South Korea's National Pension Service (NPS) will oppose LG Chem Ltd.'s plan to spin off its battery business at a shareholders' meeting set this Friday.
According to the NPS, LG Chem's spin-off plan could undermine its shareholder value.
The NPS is the second-largest shareholder of LG Chem, the country's leading chemical company, with a 10.2 percent stake.
LG Chem's minority shareholders have cast similar views, claiming that their investment would be meaningless if the battery business is separated.
LG Corp. and affiliated persons own 34.17 percent of the company as of the end of June, while investors with less than 1 percent stakes, including foreign investors, hold a combined 54.33 percent.
The spin-off requires approval by over two-thirds of shareholders in attendance and by one-third of outstanding stocks.
While industry watchers say that the possibility of disapproval cannot be fully ruled out, the proposal would unlikely be rejected unless all foreign investors, whose combined shares are about 40 percent, oppose it.
LG Chem wanted a spin-off to better cope with the growing demand for electric vehicle batteries.

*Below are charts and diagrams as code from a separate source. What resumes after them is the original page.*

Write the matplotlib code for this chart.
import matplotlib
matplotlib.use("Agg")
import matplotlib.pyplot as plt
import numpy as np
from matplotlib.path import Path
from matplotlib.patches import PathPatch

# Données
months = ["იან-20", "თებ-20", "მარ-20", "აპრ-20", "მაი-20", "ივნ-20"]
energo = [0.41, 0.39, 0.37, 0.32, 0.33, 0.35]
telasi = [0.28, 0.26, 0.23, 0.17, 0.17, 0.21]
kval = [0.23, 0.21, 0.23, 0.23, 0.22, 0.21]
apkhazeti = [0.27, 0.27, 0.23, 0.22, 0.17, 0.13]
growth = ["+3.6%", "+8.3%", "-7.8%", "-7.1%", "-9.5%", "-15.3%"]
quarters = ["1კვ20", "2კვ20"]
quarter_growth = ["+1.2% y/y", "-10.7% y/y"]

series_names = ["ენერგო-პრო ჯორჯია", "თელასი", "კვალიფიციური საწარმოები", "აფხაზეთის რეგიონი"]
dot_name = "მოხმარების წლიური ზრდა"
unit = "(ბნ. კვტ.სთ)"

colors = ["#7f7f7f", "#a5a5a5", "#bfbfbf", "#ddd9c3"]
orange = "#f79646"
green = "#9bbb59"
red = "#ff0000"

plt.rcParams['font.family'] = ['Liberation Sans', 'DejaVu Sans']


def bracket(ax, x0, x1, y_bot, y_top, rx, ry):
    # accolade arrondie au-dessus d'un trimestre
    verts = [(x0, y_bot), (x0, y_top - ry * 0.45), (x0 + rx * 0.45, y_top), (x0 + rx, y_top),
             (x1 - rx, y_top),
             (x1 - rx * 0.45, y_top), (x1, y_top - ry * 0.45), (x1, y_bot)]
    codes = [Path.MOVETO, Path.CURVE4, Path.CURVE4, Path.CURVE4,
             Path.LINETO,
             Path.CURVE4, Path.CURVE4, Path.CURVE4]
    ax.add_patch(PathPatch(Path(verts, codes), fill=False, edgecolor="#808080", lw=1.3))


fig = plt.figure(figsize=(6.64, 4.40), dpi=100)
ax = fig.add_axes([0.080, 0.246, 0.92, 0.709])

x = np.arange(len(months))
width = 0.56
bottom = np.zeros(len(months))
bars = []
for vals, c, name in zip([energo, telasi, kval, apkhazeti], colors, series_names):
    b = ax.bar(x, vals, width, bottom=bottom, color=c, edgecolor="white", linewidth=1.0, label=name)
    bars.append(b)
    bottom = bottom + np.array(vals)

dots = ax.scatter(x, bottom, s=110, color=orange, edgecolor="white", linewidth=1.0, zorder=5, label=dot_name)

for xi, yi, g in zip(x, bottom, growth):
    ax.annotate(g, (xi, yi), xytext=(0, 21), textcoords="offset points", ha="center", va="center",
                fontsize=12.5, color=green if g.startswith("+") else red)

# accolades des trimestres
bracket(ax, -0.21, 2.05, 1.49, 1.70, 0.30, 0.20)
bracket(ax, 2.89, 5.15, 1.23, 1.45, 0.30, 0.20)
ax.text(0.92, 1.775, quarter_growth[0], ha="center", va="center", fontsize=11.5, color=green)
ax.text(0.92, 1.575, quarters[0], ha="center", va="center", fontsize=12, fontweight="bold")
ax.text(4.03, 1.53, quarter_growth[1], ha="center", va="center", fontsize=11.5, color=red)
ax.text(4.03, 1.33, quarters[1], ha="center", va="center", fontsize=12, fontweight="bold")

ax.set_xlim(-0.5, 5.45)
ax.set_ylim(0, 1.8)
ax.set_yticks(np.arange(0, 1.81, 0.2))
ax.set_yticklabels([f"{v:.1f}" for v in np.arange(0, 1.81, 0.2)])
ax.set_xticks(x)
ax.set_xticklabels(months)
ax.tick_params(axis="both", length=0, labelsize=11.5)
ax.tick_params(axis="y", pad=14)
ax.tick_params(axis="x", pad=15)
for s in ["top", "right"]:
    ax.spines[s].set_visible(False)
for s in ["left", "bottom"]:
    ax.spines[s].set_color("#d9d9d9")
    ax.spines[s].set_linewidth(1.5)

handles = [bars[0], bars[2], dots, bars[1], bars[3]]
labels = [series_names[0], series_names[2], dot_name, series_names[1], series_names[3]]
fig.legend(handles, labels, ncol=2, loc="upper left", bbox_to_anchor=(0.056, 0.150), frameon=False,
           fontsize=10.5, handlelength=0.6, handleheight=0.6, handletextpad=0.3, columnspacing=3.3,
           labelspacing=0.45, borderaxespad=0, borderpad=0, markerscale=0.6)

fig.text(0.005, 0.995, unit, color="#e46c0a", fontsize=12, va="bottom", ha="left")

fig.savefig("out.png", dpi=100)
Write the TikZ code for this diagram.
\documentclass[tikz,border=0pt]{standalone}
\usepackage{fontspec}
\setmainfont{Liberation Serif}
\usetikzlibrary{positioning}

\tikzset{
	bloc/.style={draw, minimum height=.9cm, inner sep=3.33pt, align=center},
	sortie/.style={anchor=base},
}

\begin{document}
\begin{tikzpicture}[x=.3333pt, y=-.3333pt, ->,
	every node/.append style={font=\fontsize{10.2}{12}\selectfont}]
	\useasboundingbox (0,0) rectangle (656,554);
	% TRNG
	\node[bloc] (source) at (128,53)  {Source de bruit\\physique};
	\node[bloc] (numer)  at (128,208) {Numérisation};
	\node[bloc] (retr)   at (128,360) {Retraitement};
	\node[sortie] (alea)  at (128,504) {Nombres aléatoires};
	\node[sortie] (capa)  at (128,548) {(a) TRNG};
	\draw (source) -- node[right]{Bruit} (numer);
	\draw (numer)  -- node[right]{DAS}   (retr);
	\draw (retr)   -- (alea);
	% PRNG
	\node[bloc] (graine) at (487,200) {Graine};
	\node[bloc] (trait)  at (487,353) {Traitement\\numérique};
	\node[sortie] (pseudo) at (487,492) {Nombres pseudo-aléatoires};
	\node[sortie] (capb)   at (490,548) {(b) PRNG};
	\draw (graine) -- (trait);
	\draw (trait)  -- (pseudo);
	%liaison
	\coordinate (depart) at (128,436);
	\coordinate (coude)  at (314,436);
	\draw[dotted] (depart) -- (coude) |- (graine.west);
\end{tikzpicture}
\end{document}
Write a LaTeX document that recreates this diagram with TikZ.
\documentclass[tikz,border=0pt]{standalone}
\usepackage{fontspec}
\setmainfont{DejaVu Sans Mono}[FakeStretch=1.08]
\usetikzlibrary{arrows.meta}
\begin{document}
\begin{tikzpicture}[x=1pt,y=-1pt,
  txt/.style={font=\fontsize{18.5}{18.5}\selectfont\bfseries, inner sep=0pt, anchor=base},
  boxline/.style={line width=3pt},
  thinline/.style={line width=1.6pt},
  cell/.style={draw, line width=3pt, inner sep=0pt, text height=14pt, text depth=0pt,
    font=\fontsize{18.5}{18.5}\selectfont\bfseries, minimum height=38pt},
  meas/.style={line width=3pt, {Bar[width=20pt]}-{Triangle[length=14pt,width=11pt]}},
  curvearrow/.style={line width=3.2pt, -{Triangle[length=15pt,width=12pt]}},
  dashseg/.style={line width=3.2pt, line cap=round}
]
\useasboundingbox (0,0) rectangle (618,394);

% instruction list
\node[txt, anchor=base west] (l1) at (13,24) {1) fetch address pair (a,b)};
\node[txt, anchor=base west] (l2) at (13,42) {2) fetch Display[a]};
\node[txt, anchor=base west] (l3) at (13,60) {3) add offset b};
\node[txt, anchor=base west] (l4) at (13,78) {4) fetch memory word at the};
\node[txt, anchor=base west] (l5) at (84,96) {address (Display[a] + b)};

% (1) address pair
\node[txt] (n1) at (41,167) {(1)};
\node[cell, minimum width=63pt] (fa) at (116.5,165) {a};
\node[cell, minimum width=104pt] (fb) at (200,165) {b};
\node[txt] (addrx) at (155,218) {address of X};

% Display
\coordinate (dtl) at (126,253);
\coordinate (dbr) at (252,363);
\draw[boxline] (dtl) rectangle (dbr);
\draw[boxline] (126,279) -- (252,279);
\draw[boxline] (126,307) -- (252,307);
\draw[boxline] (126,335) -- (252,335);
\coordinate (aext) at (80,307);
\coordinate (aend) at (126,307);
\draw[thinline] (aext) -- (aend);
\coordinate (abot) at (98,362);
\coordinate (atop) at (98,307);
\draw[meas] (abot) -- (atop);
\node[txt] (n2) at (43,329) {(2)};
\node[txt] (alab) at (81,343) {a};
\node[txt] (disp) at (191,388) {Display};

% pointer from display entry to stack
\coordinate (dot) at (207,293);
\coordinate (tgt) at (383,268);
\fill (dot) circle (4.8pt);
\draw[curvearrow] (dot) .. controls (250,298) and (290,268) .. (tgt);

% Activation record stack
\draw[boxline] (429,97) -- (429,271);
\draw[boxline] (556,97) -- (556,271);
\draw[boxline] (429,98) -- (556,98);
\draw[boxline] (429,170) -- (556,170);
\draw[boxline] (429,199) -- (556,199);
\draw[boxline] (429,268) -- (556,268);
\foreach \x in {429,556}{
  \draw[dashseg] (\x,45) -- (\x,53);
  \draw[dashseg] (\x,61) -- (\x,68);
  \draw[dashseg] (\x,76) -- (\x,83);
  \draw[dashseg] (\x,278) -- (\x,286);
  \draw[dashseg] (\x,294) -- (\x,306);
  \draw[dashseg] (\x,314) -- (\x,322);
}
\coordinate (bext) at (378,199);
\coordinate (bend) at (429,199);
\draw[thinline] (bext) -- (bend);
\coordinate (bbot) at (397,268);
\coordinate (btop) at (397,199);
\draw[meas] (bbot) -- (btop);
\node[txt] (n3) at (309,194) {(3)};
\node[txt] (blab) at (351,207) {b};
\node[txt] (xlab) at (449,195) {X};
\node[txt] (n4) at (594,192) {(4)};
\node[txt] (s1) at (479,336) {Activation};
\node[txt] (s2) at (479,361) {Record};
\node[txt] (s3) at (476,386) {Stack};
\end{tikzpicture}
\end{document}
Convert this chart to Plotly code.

The company said the plan is to create a world-class energy solution company with the battery business and to raise shareholders' and corporate values.
The planned entity is tentatively dubbed LG Energy Solutions to be wholly owned by LG Chem.
LG Chem posted a record-high operating profit of 902 billion won in the third quarter, up 158.7 percent from the previous year, due to robust sales of its EV batteries and petrochemical units.